Rabbi Menachem Mendel replied: "When a Jew, a tzaddik, realizes at the age of 99 that he must circumcise himself — that he must continue to perfect himself — he is worthy that G‑d should reveal Himself to him."
The Rebbe must have told this story dozens of times. The story, followed by a discussion of the manifold meanings and lessons the Rebbe saw in it, was a regular feature of the farbrengens (Chassidic gatherings) he held each year on the anniversary of Rabbi Sholom DovBer's birthday, which often falls (as it does this year) on the Shabbat on which Vayeira — which begins with the account of G‑d's revealing Himself to Abraham following Abraham's circumcision at age 99 — is read.

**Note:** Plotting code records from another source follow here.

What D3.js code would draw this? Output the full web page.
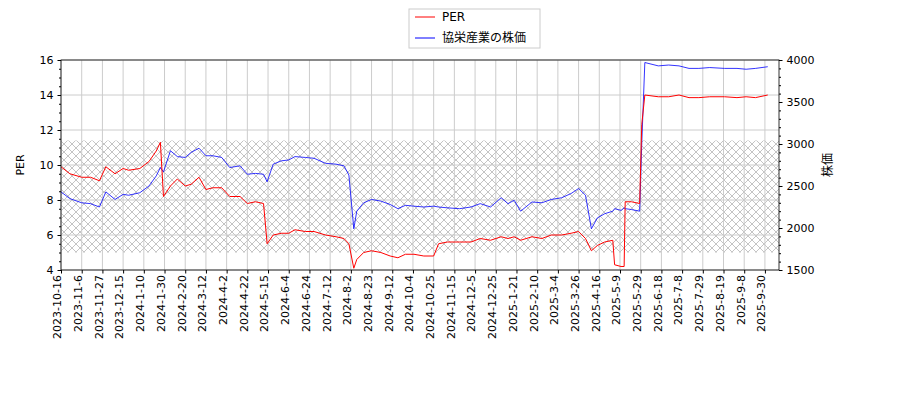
<!DOCTYPE html>
<html><head><meta charset="utf-8">
<script src="https://cdn.jsdelivr.net/npm/d3@7"></script>
<style>body{margin:0;background:#fff;font-family:"DejaVu Sans",sans-serif;}</style>
</head><body><div id="chart"></div>
<script>
// Données
const tickLabels = ["2023-10-16","2023-11-6","2023-11-27","2023-12-15","2024-1-10","2024-1-30","2024-2-20","2024-3-12","2024-4-2","2024-4-22","2024-5-15","2024-6-4","2024-6-24","2024-7-12","2024-8-2","2024-8-23","2024-9-12","2024-10-4","2024-10-25","2024-11-15","2024-12-5","2024-12-25","2025-1-21","2025-2-10","2025-3-4","2025-3-26","2025-4-16","2025-5-9","2025-5-29","2025-6-18","2025-7-8","2025-7-29","2025-8-19","2025-9-8","2025-9-30"];
const dates = ["2023-10-16","2023-10-25","2023-11-06","2023-11-15","2023-11-24","2023-11-30","2023-12-08","2023-12-15","2023-12-22","2024-01-05","2024-01-15","2024-01-22","2024-01-26","2024-01-29","2024-02-05","2024-02-12","2024-02-20","2024-02-26","2024-03-05","2024-03-12","2024-03-19","2024-03-28","2024-04-05","2024-04-15","2024-04-22","2024-05-01","2024-05-10","2024-05-14","2024-05-20","2024-05-28","2024-06-04","2024-06-10","2024-06-20","2024-06-28","2024-07-08","2024-07-18","2024-07-26","2024-07-31","2024-08-05","2024-08-08","2024-08-15","2024-08-23","2024-09-01","2024-09-10","2024-09-18","2024-09-26","2024-10-05","2024-10-15","2024-10-25","2024-10-30","2024-11-08","2024-11-20","2024-12-01","2024-12-10","2024-12-20","2025-01-01","2025-01-10","2025-01-18","2025-01-25","2025-02-05","2025-02-15","2025-02-25","2025-03-08","2025-03-18","2025-03-26","2025-04-02","2025-04-08","2025-04-14","2025-04-22","2025-05-01","2025-05-03","2025-05-10","2025-05-13","2025-05-14","2025-05-20","2025-05-28","2025-05-30","2025-06-02","2025-06-15","2025-06-25","2025-07-05","2025-07-15","2025-07-25","2025-08-05","2025-08-20","2025-09-01","2025-09-10","2025-09-20","2025-10-03"];
const per = [9.9,9.5,9.3,9.3,9.1,9.9,9.5,9.8,9.7,9.8,10.2,10.8,11.3,8.2,8.8,9.2,8.8,8.9,9.3,8.6,8.7,8.7,8.2,8.2,7.8,7.9,7.8,5.5,6.0,6.1,6.1,6.3,6.2,6.2,6.0,5.9,5.8,5.5,4.1,4.6,5.0,5.1,5.0,4.8,4.7,4.9,4.9,4.8,4.8,5.5,5.6,5.6,5.6,5.8,5.7,5.9,5.8,5.9,5.7,5.9,5.8,6.0,6.0,6.1,6.2,5.8,5.1,5.4,5.6,5.7,4.3,4.2,4.2,7.9,7.9,7.8,12.3,14.0,13.9,13.9,14.0,13.85,13.85,13.9,13.9,13.85,13.9,13.85,14.0];
const price = [2430,2350,2300,2290,2250,2430,2340,2400,2390,2420,2500,2620,2720,2667,2920,2850,2840,2900,2950,2860,2860,2840,2720,2740,2640,2650,2640,2550,2760,2800,2810,2850,2840,2830,2770,2760,2740,2630,1990,2200,2300,2340,2320,2280,2230,2270,2260,2250,2260,2250,2240,2230,2250,2290,2250,2360,2290,2330,2200,2310,2300,2340,2360,2410,2470,2390,1990,2120,2170,2200,2230,2210,2240,2230,2220,2200,3000,3970,3930,3940,3930,3900,3900,3910,3900,3900,3890,3900,3920];
const hatchBand = [5, 11.4];

const W = 900, H = 400, m = {l: 61, r: 121, t: 60, b: 130};
const pw = W - m.l - m.r, ph = H - m.t - m.b;
const svg = d3.select("#chart").append("svg").attr("width", W).attr("height", H)
  .style("font-family", "'DejaVu Sans', sans-serif");

// Position en index de tick (axe non calendaire)
const tickTimes = tickLabels.map(s => { const p = s.split("-"); return new Date(+p[0], +p[1]-1, +p[2]).getTime(); });
const toIdx = t => {
  for (let i = 0; i < tickTimes.length - 1; i++) {
    if (t <= tickTimes[i+1]) return i + (t - tickTimes[i]) / (tickTimes[i+1] - tickTimes[i]);
  }
  const n = tickTimes.length - 1;
  return n + (t - tickTimes[n]) / (tickTimes[n] - tickTimes[n-1]);
};
const data = dates.map((d, i) => {
  const p = d.split("-");
  return {idx: toIdx(new Date(+p[0], +p[1]-1, +p[2]).getTime()), per: per[i], price: price[i]};
});

const x = d3.scaleLinear().domain([0, 34.68]).range([m.l, m.l + pw]);
const yL = d3.scaleLinear().domain([4, 16]).range([m.t + ph, m.t]);
const yR = d3.scaleLinear().domain([1500, 4000]).range([m.t + ph, m.t]);

// Hachures
const defs = svg.append("defs");
const pat = defs.append("pattern").attr("id", "hatch").attr("patternUnits", "userSpaceOnUse")
  .attr("width", 8).attr("height", 8);
pat.append("path").attr("d", "M0,0L8,8M8,0L0,8").attr("stroke", "#aaa").attr("stroke-width", 0.7);
svg.append("rect").attr("x", m.l).attr("width", pw)
  .attr("y", yL(hatchBand[1])).attr("height", yL(hatchBand[0]) - yL(hatchBand[1]))
  .attr("fill", "url(#hatch)");

// Grille
const g = svg.append("g").attr("stroke", "#ccc").attr("stroke-width", 1);
tickLabels.forEach((t, i) => g.append("line").attr("x1", x(i)).attr("x2", x(i)).attr("y1", m.t).attr("y2", m.t + ph));
d3.range(4, 17, 2).forEach(v => g.append("line").attr("x1", m.l).attr("x2", m.l + pw).attr("y1", yL(v)).attr("y2", yL(v)));

// Lignes
svg.append("path").datum(data).attr("fill", "none").attr("stroke", "#0000ff").attr("stroke-width", 0.8)
  .attr("d", d3.line().x(d => x(d.idx)).y(d => yR(d.price)));
svg.append("path").datum(data).attr("fill", "none").attr("stroke", "#ff0000").attr("stroke-width", 1)
  .attr("d", d3.line().x(d => x(d.idx)).y(d => yL(d.per)));

// Cadre
svg.append("rect").attr("x", m.l).attr("y", m.t).attr("width", pw).attr("height", ph)
  .attr("fill", "none").attr("stroke", "#000").attr("stroke-width", 0.8);

// Axes
svg.append("g").attr("transform", `translate(${m.l},0)`)
  .call(d3.axisLeft(yL).tickValues(d3.range(4, 17, 2)).tickSize(3.5).tickPadding(4));
svg.append("g").attr("transform", `translate(${m.l},0)`)
  .call(d3.axisLeft(yL).tickValues(d3.range(4, 16.01, 0.5)).tickSize(2).tickFormat(""));
svg.append("g").attr("transform", `translate(${m.l + pw},0)`)
  .call(d3.axisRight(yR).tickValues(d3.range(1500, 4001, 500)).tickFormat(d3.format("d")).tickSize(3.5).tickPadding(4));
svg.append("g").attr("transform", `translate(${m.l + pw},0)`)
  .call(d3.axisRight(yR).tickValues(d3.range(1500, 4001, 100)).tickSize(2).tickFormat(""));
const axB = svg.append("g").attr("transform", `translate(0,${m.t + ph})`)
  .call(d3.axisBottom(x).tickValues(d3.range(tickLabels.length)).tickFormat(i => tickLabels[i]).tickSize(3.5));
axB.selectAll("text").attr("transform", "rotate(-90)").attr("text-anchor", "end")
  .attr("x", -5).attr("y", -4).attr("dy", "0.35em");
svg.selectAll(".domain").remove();
svg.selectAll(".tick text").attr("font-size", 11).attr("fill", "#000")
  .attr("font-family", "'DejaVu Sans', 'Noto Sans CJK JP', sans-serif");

svg.append("text").attr("transform", `translate(24,${m.t + ph/2}) rotate(-90)`).attr("text-anchor", "middle")
  .attr("font-size", 11).text("PER");
svg.append("text").attr("transform", `translate(832,${m.t + ph/2}) rotate(-90)`).attr("text-anchor", "middle")
  .attr("font-size", 12).attr("font-family", "'Noto Sans CJK JP', sans-serif").text("株価");

// Légende
const lg = svg.append("g").attr("transform", "translate(409,9)");
lg.append("rect").attr("width", 131).attr("height", 39).attr("fill", "#fff").attr("stroke", "#ccc");
const items = [{label: "PER", col: "#ff0000"}, {label: "協栄産業の株価", col: "#0000ff"}];
items.forEach((it, i) => {
  lg.append("line").attr("x1", 6).attr("x2", 26).attr("y1", 8 + i * 21).attr("y2", 8 + i * 21).attr("stroke", it.col);
  lg.append("text").attr("x", 33).attr("y", 12 + i * 21).attr("font-size", 12)
    .attr("font-family", "'DejaVu Sans', 'Noto Sans CJK JP', sans-serif").text(it.label);
});
</script></body></html>
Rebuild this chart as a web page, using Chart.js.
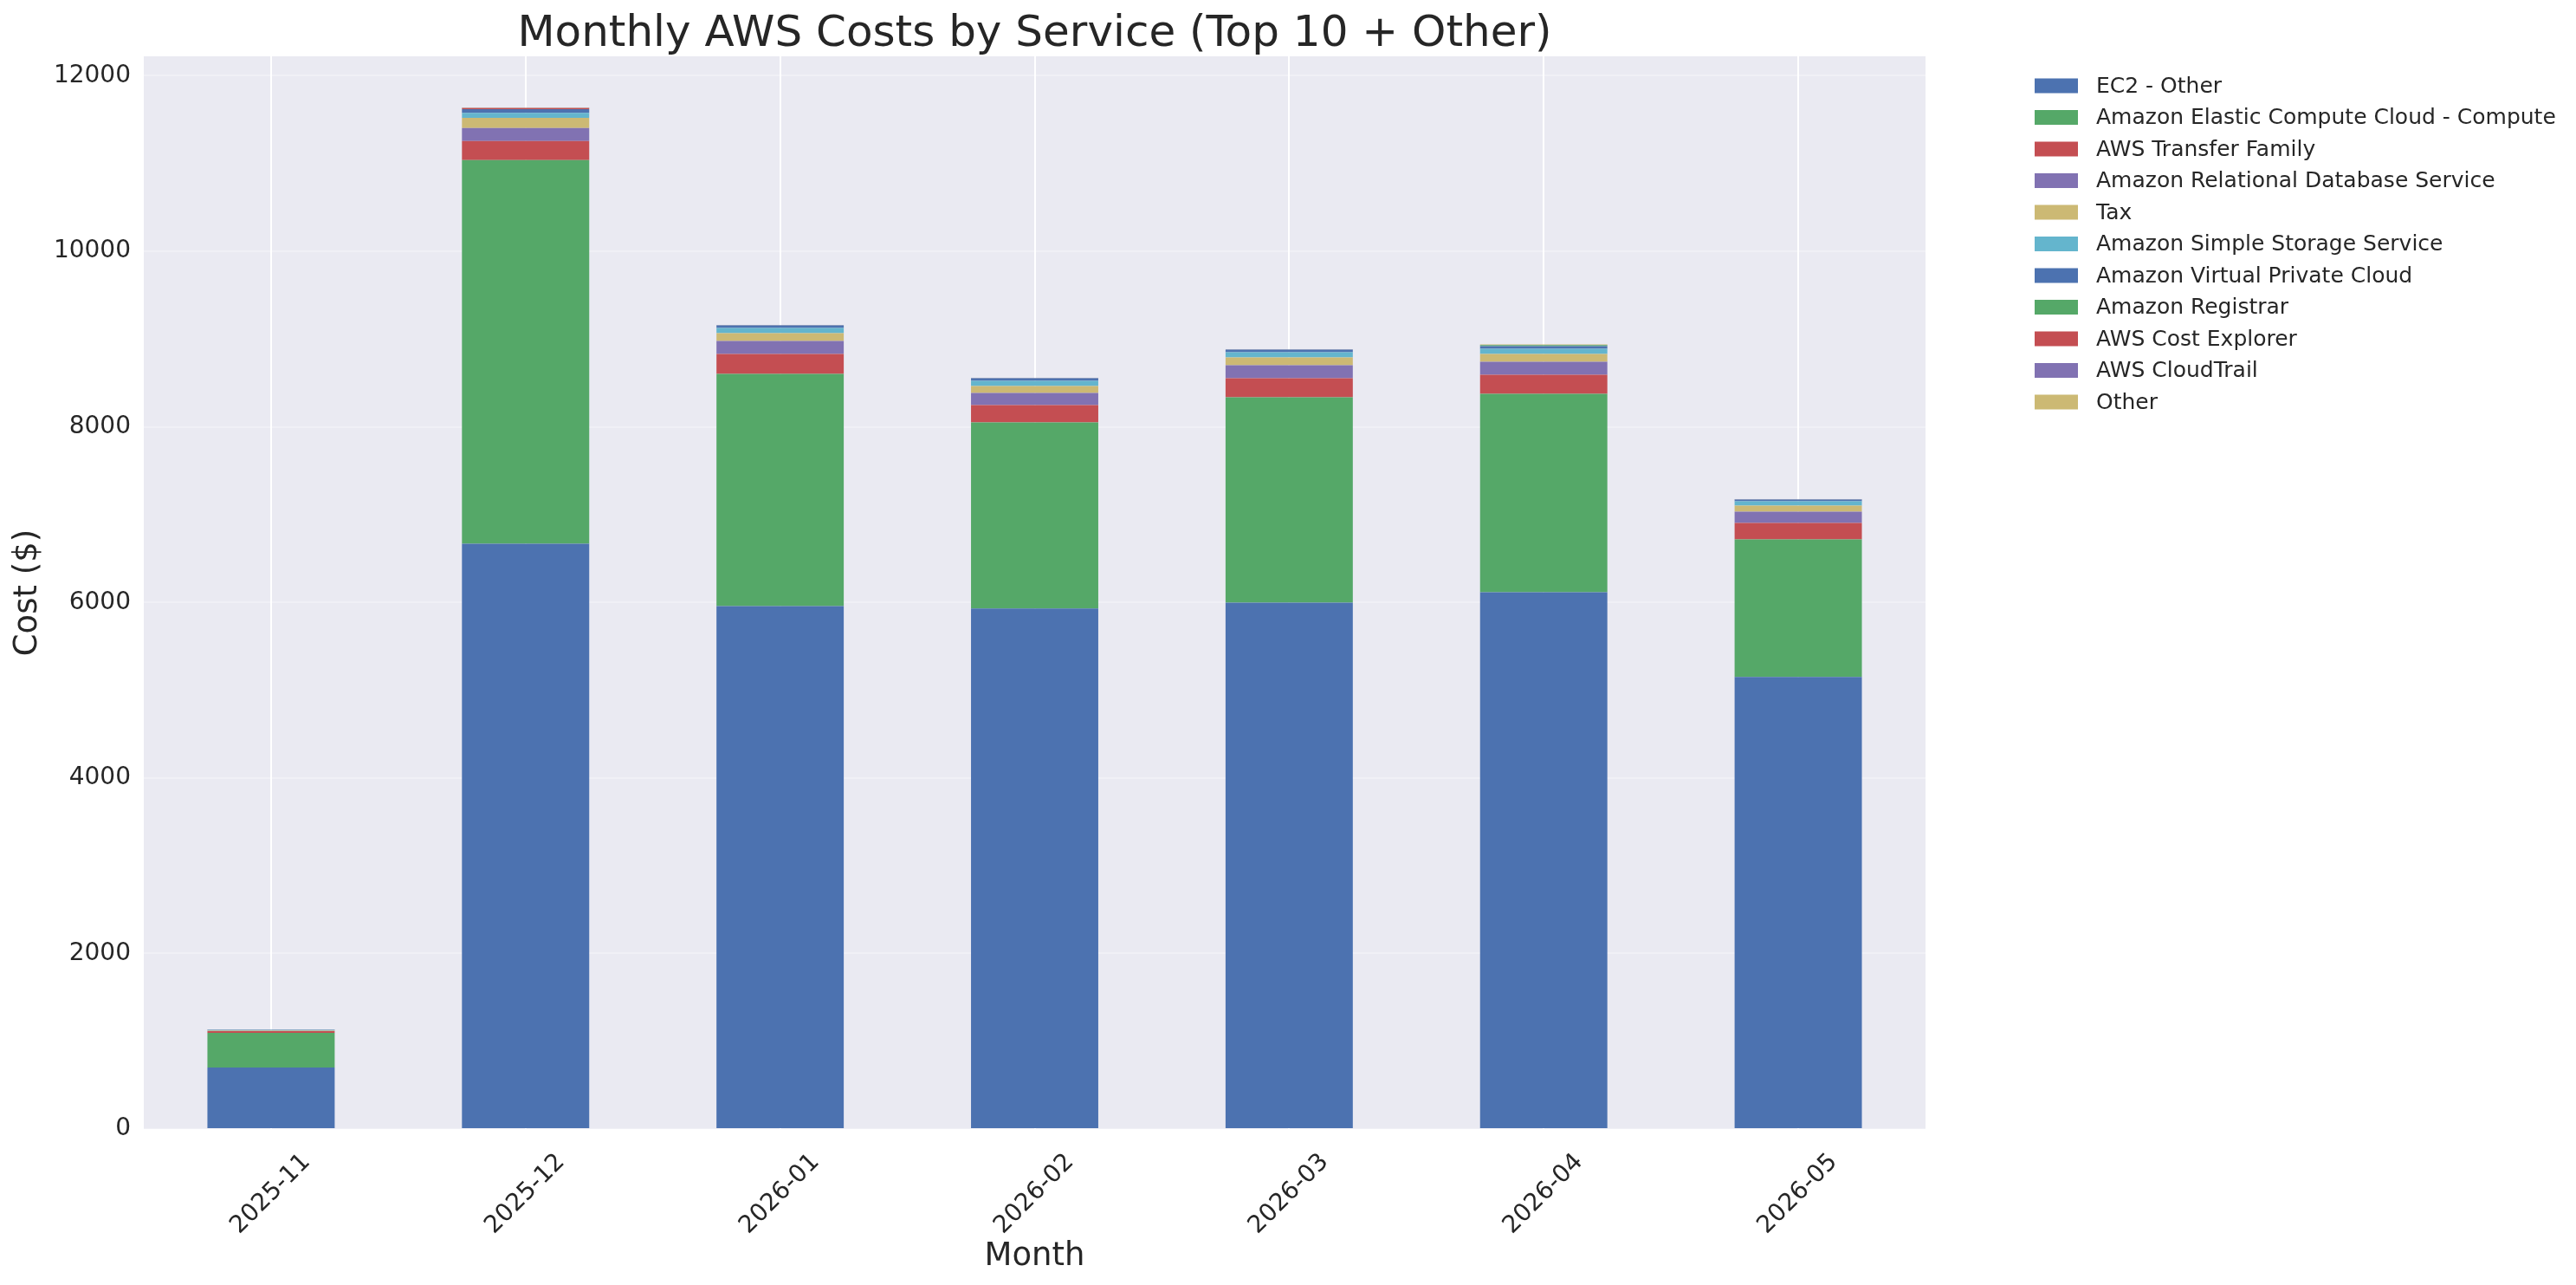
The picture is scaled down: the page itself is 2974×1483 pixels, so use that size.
<!DOCTYPE html>
<html>
<head>
<meta charset="utf-8">
<script src="https://cdn.jsdelivr.net/npm/chart.js@4.4.1/dist/chart.umd.min.js"></script>
<style>
  html, body { margin: 0; padding: 0; background: #fff; }
  #costChart { display: block; }
</style>
</head>
<body>
<canvas id="costChart" width="2974" height="1483"></canvas>
<script>
// values ($ per month)
const months = ['2025-11', '2025-12', '2026-01', '2026-02', '2026-03', '2026-04', '2026-05'];

const ec2Other     = [700, 6669, 5959, 5930, 5998, 6117, 5150];
const ec2Compute   = [395, 4371, 2644, 2121, 2339, 2259, 1569];
const transfer     = [20, 217, 227, 197, 217, 217, 187];
const rds          = [0, 148, 148, 138, 148, 148, 128];
const tax          = [5, 116, 89, 79, 89, 89, 69];
const s3           = [8, 56, 59, 59, 59, 59, 49];
const vpc          = [5, 42, 30, 30, 30, 30, 20];
const registrar    = [0, 0, 0, 0, 0, 13, 0];
const costExplorer = [0, 13, 0, 0, 0, 0, 0];
const cloudTrail   = [0, 3, 2, 2, 2, 2, 2];
const other        = [2, 5, 3, 3, 3, 5, 3];

const yTicks = [0, 2000, 4000, 6000, 8000, 10000, 12000];

const services = [
    {label: 'EC2 - Other', data: ec2Other, color: '#4C72B0'},
    {label: 'Amazon Elastic Compute Cloud - Compute', data: ec2Compute, color: '#55A868'},
    {label: 'AWS Transfer Family', data: transfer, color: '#C44E52'},
    {label: 'Amazon Relational Database Service', data: rds, color: '#8172B2'},
    {label: 'Tax', data: tax, color: '#CCB974'},
    {label: 'Amazon Simple Storage Service', data: s3, color: '#64B5CD'},
    {label: 'Amazon Virtual Private Cloud', data: vpc, color: '#4C72B0'},
    {label: 'Amazon Registrar', data: registrar, color: '#55A868'},
    {label: 'AWS Cost Explorer', data: costExplorer, color: '#C44E52'},
    {label: 'AWS CloudTrail', data: cloudTrail, color: '#8172B2'},
    {label: 'Other', data: other, color: '#CCB974'}
];

const FONT = "'DejaVu Sans', sans-serif";
const TEXT = '#262626';

// top of the y range: tallest stack + 5% headroom, like matplotlib autoscale
const totals = months.map((m, i) => services.reduce((s, d) => s + d.data[i], 0));
const yMax = Math.max(...totals) * 1.05;

const background = {
    id: 'background',
    beforeDraw(chart){
        const {ctx, chartArea: a} = chart;
        ctx.save();
        ctx.fillStyle = '#ffffff';
        ctx.fillRect(0, 0, chart.width, chart.height);
        ctx.fillStyle = '#EAEAF2';
        ctx.fillRect(a.left, a.top, a.right - a.left, a.bottom - a.top);
        ctx.restore();
    }
};

const titleAndLegend = {
    id: 'titleAndLegend',
    afterDraw(chart){
        const {ctx, chartArea: a} = chart;
        ctx.save();
        ctx.fillStyle = TEXT;
        ctx.font = '50px ' + FONT;
        ctx.textAlign = 'center';
        ctx.textBaseline = 'alphabetic';
        ctx.fillText('Monthly AWS Costs by Service (Top 10 + Other)', (a.left + a.right) / 2, 53);

        // legend, upper left outside the axes
        ctx.font = '25px ' + FONT;
        ctx.textAlign = 'left';
        ctx.textBaseline = 'middle';
        chart.data.datasets.forEach((ds, i) => {
            const y = 99 + i * 36.5;
            ctx.fillStyle = ds.backgroundColor;
            ctx.fillRect(2349, y - 8.5, 50, 17);
            ctx.fillStyle = TEXT;
            ctx.fillText(ds.label, 2420, y + 1);
        });
        ctx.restore();
    }
};

const ctx = document.getElementById('costChart').getContext('2d');

const chart = new Chart(ctx, {
    type: 'bar',
    data: {
        labels: months,
        datasets: services.map(s => ({
            label: s.label,
            data: s.data,
            backgroundColor: s.color,
            borderWidth: 0,
            stack: 'cost',
            barPercentage: 0.5,
            categoryPercentage: 1.0
        }))
    },
    options: {
        responsive: false,
        devicePixelRatio: 1,
        animation: false,
        layout: {padding: {left: 0, top: 65, right: 751, bottom: 0}},
        plugins: {
            legend: {display: false},
            title: {display: false},
            tooltip: {enabled: false}
        },
        scales: {
            x: {
                stacked: true,
                offset: true,
                afterFit: s => { s.height = 180; },
                grid: {offset: false, color: '#ffffff', lineWidth: 2, drawTicks: false},
                border: {display: false},
                ticks: {
                    color: TEXT,
                    font: {family: FONT, size: 28},
                    minRotation: 45,
                    maxRotation: 45,
                    labelOffset: 41,
                    padding: 22
                },
                title: {
                    display: true,
                    text: 'Month',
                    color: TEXT,
                    font: {family: FONT, size: 37},
                    padding: {top: 0, bottom: 10}
                }
            },
            y: {
                stacked: true,
                min: 0,
                max: yMax,
                afterFit: s => { s.width = 166; },
                afterBuildTicks: s => { s.ticks = yTicks.map(v => ({value: v})); },
                grid: {color: 'rgba(255,255,255,0.3)', lineWidth: 2, drawTicks: false},
                border: {display: false},
                ticks: {
                    color: TEXT,
                    font: {family: FONT, size: 28},
                    padding: 15,
                    callback: v => String(v)
                },
                title: {
                    display: true,
                    text: 'Cost ($)',
                    color: TEXT,
                    font: {family: FONT, size: 37},
                    padding: {top: 10, bottom: 0}
                }
            }
        }
    },
    plugins: [background, titleAndLegend]
});
</script>
</body>
</html>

I think I know why the Rebbe liked this story so much. The child's question and the grandfather's explanation express two extremes, whose contrast and synthesis are a hallmark of the Rebbe's approach to life.
Imagine: a five year old weeping because G‑d doesn't reveal Himself to Him! To "see" G‑d — to attain a consummate vision of the Truth of Truths — is the ultimate goal of every spiritual quest. It is a goal that takes the greatest of the great at least a lifetime to achieve. Yet here is a child — a very special child, but one who nonetheless is still at the very beginning of his spiritual journey — who is disturbed, to the point of tears, by the fact that he has not yet attained this goal!
And on the other hand, we have a man who has 99 years of the most extraordinary spiritual achievements behind him, who recognizes that he is still not perfect — that he must continue to change, grow and improve himself.
The Rebbe saw these two prototypes not as conflicting visions of life, but as complementary and indispensable to each other. To strive for the ultimate, yet never feel that one has arrived. To have huge aspirations, yet remain humble and unassuming. To say: I want to, and can, do it all — yet, no matter how much one has done, to know that there is still more to do.